Deep mulch follows the same principle but for maintenance rather than active clearing. A 4-6 in (10-15 cm) layer of wood chips, straw, or shredded bark prevents weed seeds from germinating and smothers shallow growth. This is a layer you put down after you’ve knocked back an infestation, not a first response to established weeds.
In lawn and garden transition zones, mulch around edges cuts off the main invasion route. Creeping weeds like creeping Charlie spread through the gap between beds and grass. Keep that zone mulched and edge it clean twice a season.
Manual and Spot Removal
At smaller scales, pulling works fine if you do it right. The two rules: pull when soil is moist, and get the full root. Yanking the top off a dandelion leaves a 10 in (25 cm) taproot that’ll resprout in days. Use a weeding knife or fishtail weeder and go down at least 4 in (10 cm). Annual weeds (chickweed, crabgrass, purslane) are easier – get them before they flower and you’ve stopped the next generation entirely.
For hardscaping – driveways, patios, gravel paths – horticultural vinegar (20% acetic acid, not kitchen strength) kills top growth on contact. Boiling water does the same. Neither kills deep roots, but on paved surfaces where roots can’t establish deeply anyway, repeated applications are all you need. Don’t use these in garden beds or lawns – they’re non-selective and will burn anything green.

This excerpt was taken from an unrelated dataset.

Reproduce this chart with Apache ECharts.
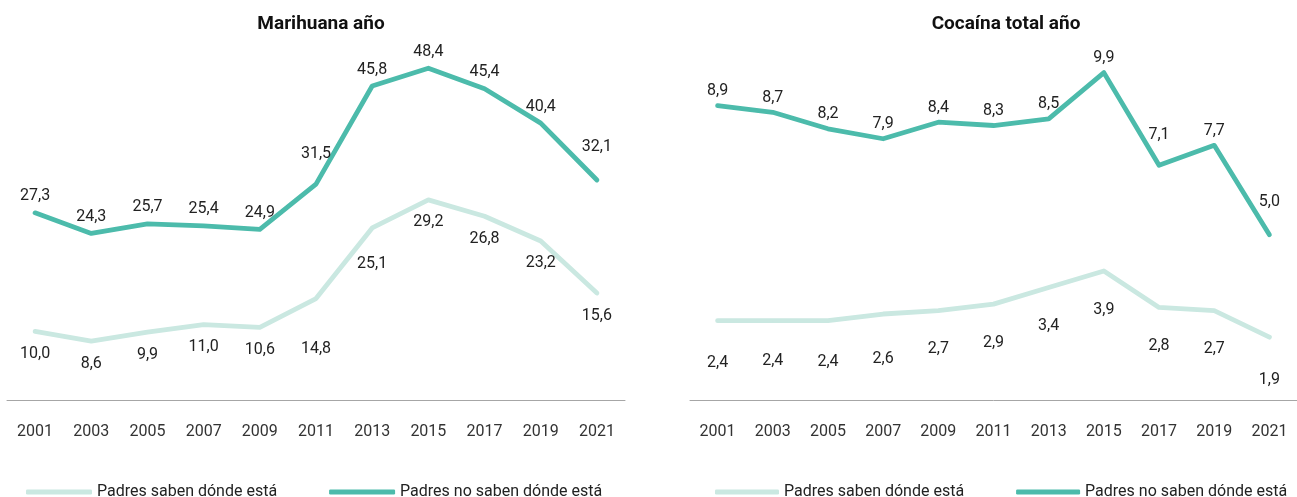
<!DOCTYPE html>
<html><head><meta charset="utf-8">
<script src="https://cdn.jsdelivr.net/npm/echarts@6/dist/echarts.min.js"></script>
<style>html,body{margin:0;padding:0;background:#fff}#c{width:1297px;height:497px}</style>
</head><body><div id="c"></div>
<script>
const years = ['2001','2003','2005','2007','2009','2011','2013','2015','2017','2019','2021'];
const seriesNames = ['Padres saben dónde está', 'Padres no saben dónde está'];
const titles = ['Marihuana año', 'Cocaína total año'];
const marihuanaSaben = [10.0, 8.6, 9.9, 11.0, 10.6, 14.8, 25.1, 29.2, 26.8, 23.2, 15.6];
const marihuanaNoSaben = [27.3, 24.3, 25.7, 25.4, 24.9, 31.5, 45.8, 48.4, 45.4, 40.4, 32.1];
const cocainaSaben = [2.4, 2.4, 2.4, 2.6, 2.7, 2.9, 3.4, 3.9, 2.8, 2.7, 1.9];
const cocainaNoSaben = [8.9, 8.7, 8.2, 7.9, 8.4, 8.3, 8.5, 9.9, 7.1, 7.7, 5.0];

const FONT = 'Roboto, "Liberation Sans", sans-serif';
const DARK = '#4cbbab';
const LIGHT = '#cae8e1';
const fmt = v => v.toFixed(1).replace('.', ',');

// label distance tweaks (style only)
const labelDist = {
  mS: {5: 42, 6: 28},
  mN: {5: 22, 10: 24},
  cS: {0: 34, 1: 32, 2: 33, 3: 36, 10: 34},
  cN: {8: 22, 10: 24}
};

function mkSeries(name, data, color, xi, key, pos, baseDist) {
  return {
    type: 'line', name: name, xAxisIndex: xi, yAxisIndex: xi,
    data: data.map((v, i) => ({
      value: v,
      label: { distance: labelDist[key][i] !== undefined ? labelDist[key][i] : baseDist }
    })),
    symbol: 'circle', symbolSize: 1, showSymbol: true, showAllSymbol: true,
    itemStyle: { color: color },
    lineStyle: { color: color, width: 4.8, cap: 'round', join: 'round' },
    label: { show: true, position: pos, formatter: p => fmt(p.value), fontFamily: FONT, fontSize: 16, color: '#222' },
    labelLayout: { hideOverlap: false },
    emphasis: { disabled: true },
    z: name === seriesNames[1] ? 3 : 2
  };
}

const chart = echarts.init(document.getElementById('c'));
const axisCommon = {
  type: 'category', data: years, boundaryGap: true,
  axisLine: { lineStyle: { color: '#a6a6a6', width: 1 } },
  axisTick: { show: false },
  axisLabel: { fontFamily: FONT, fontSize: 16, color: '#333', margin: 24, interval: 0 }
};
const legendText = { fontFamily: FONT, fontSize: 16, color: '#222' };
const titleText = { fontFamily: FONT, fontSize: 19, fontWeight: 'bold', color: '#111' };
chart.setOption({
  animation: false,
  title: [
    { text: titles[0], left: 316, top: 10, textAlign: 'center', textStyle: titleText },
    { text: titles[1], left: 1001, top: 10, textAlign: 'center', textStyle: titleText }
  ],
  legend: [
    { data: seriesNames, left: 21, top: 479, width: 620, itemWidth: 66, itemHeight: 5, itemGap: 52, icon: 'roundRect', textStyle: legendText },
    { data: seriesNames, left: 710, top: 479, width: 620, itemWidth: 64, itemHeight: 5, itemGap: 52, icon: 'roundRect', textStyle: legendText }
  ],
  grid: [
    { left: 7, top: 23, width: 618, height: 377 },
    { left: 690, top: 23, width: 618, height: 377 }
  ],
  xAxis: [ Object.assign({ gridIndex: 0 }, axisCommon), Object.assign({ gridIndex: 1 }, axisCommon) ],
  yAxis: [
    { type: 'value', gridIndex: 0, min: 0, max: 55, show: false, splitLine: { show: false } },
    { type: 'value', gridIndex: 1, min: 0, max: 11.4, show: false, splitLine: { show: false } }
  ],
  series: [
    mkSeries(seriesNames[0], marihuanaSaben, LIGHT, 0, 'mS', 'bottom', 14),
    mkSeries(seriesNames[1], marihuanaNoSaben, DARK, 0, 'mN', 'top', 8),
    mkSeries(seriesNames[0], cocainaSaben, LIGHT, 1, 'cS', 'bottom', 30),
    mkSeries(seriesNames[1], cocainaNoSaben, DARK, 1, 'cN', 'top', 6)
  ]
});
</script></body></html>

Lawn Health and Competitive Suppression
Weeds don’t invade thick, healthy turf. They invade gaps. Most lawn weed problems are really lawn health problems in disguise.
Mow high (3-4 in / 7-10 cm) – taller grass shades the soil and prevents weed seed germination while developing deeper roots that outcompete weeds for water. Aerate compacted soil in spring or fall so grass roots can actually grow. Overseed bare patches in early fall (cool-season) or late spring (warm-season) – a dense lawn is its own herbicide. Water deeply once or twice a week instead of shallow daily watering, which encourages shallow-rooted weeds.
Corn gluten meal works as a pre-emergent: apply 20 lb per 1,000 sq ft (1 kg per 5 sq m) in early spring before weed seeds germinate, water in lightly, then let it dry to form a barrier. Takes 2-3 years of consistent use to see full results, but it does work.
Where It Shows Up
Weeds adapt to whatever conditions you give them. The specific weed and the specific location changes what works best:
- Weeds in Lawn – competitive lawn care methods that stop weeds without chemicals
- Weeds in Large Areas – goat grazing, tarping, and deep mulch for acreage, pastures, and overgrown land
Scale the approach to the actual infestation. Goats and tarps for large areas. Mulch and mowing for maintenance. Manual removal for small gardens. Match the tool to the job and follow through – one round rarely finishes it.